User's Manual for the Wrinkle Predictor

Application

To predict the tendency for a pair of misaligned rollers to form wrinkles and related misbehavior. This app can be used to determine options to reduce this misbehavior, such as changing tension, as well as to guide the maintenance department on how close rollers need to be aligned.

Background

A web will tend to bend to enter the next roller at a right angle. This is known as the Normal Entry Law because it is the normal way webs and rollers interact and because normal is a synonym for right angle. This bending will always result in four risks: slackness on the inside of the curve, over-tensioning on the outside of the curve, an offset in the path and a diagonal wrinkle pointing to the narrow side of the pair of rollers that are not parallel. The challenge is not to predict risks; those are already known and listed above. Instead, it is to predict the actual occurrence of a slack edge and wrinkle and the amount of change in web path called TD offset. Note that this app focuses on in-plane (parallel or tram) misalignment that is at least one order of magnitude more critical than out-of-plane (skew or twist) misalignment. The occurrence and prediction of wrinkles, and their cures, are fully covered in The Web Handling Handbook by Roisum, Walker and Jones.

How To Use

Choose the units of measure as either Metric or US. As you enter the key values you get instant feedback on the key outputs in the blue boxes. Some users prefer to use Text entry (it's more precise). Others tend to prefer Slider entry (especially on smaller devices). Feel free to choose whichever is the most useful for any occasion. While you can choose either Metric or US units, you cannot specify which type of units within those systems are used. The most common usage is fixed. For example, thickness will be in μm (0.000,001 meters) and mils (0.001 inches). Pay special attention to make sure that your input/output values are in the units specified or convert to/from as needed. In general, all inputs are required and most are easy to determine. As general guidelines when specific information is not available, tension is usually in the 10-25% of MD tensile strength, the friction coefficient is on the order of 0.3 and a separate table gives you modulus.
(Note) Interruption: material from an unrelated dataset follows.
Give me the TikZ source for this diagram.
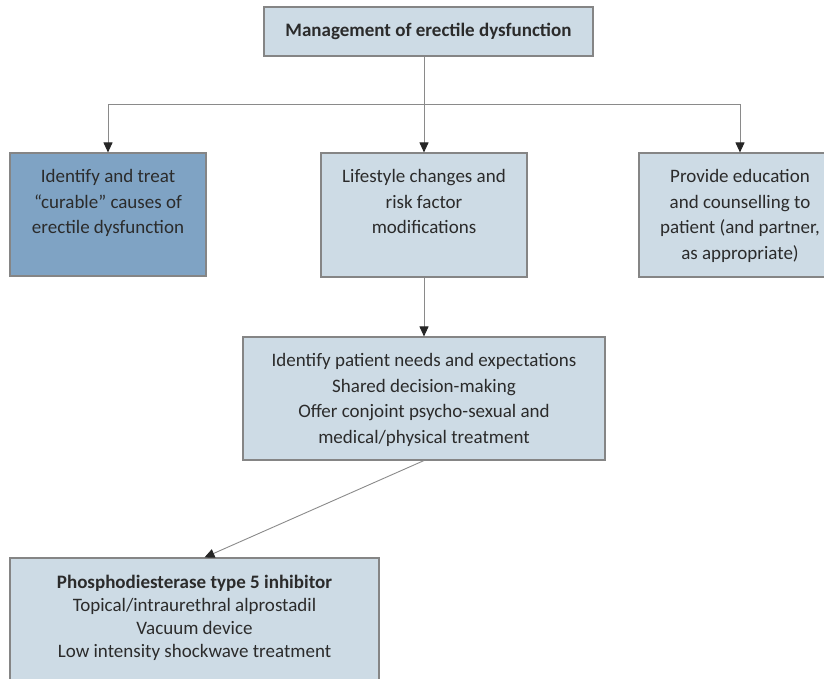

What to Do With The Calculations

The first thing any good web handler will try for many problems is to see if tension makes a difference. If tension is low enough, you might get a slack edge (considered by some as a fail), but no hard wrinkles crossing the rollers (considered a fail on most every product). If the tension is high enough, you might be able to muscle your way through a problem. However, using tension to solve misalignment wrinkle problems is a very risky and limiting strategy in the long run. Instead, the maintenance department should find the threshold of in-plane roller misalignment that will cause wrinkling at any tension (from either trials or this app) and then set maintenance standards accordingly. A safety factor of 2-4 might be applied to allow for other troubles, such as baggy webs, and the inevitable degradation of alignment with time. It is quite possible that the required alignment tolerances might be beyond what can be done with hand tools (attempts with simple tape-measures are likely to make matters worse) so that optical, laser or the gyroscopic tooling that is specialized for roller alignment might need to be employed. The gyroscopic technique is especially attractive as it can be done with much less down-time.

Hard and Soft wrinkles

Sometimes when you play with settings nothing happens to the prediction about Soft wrinkles (those that pass over the roller doing no real harm). For example, friction coefficient and roller diameter are both important factors influencing whether a hard wrinkle (which permanently creases the web) will form, but sometimes you can alter them over a wide range and nothing seems to happen. That's because large areas of "wrinkle space" are relatively safe. But you might be close to the transition between soft and hard and be unaware of the danger. So when you have your current parameters set up to your satisfaction, deliberately change some of them within the range that is likely to occur from time to time in production to check whether you remain safe or if it really is possible to get into trouble.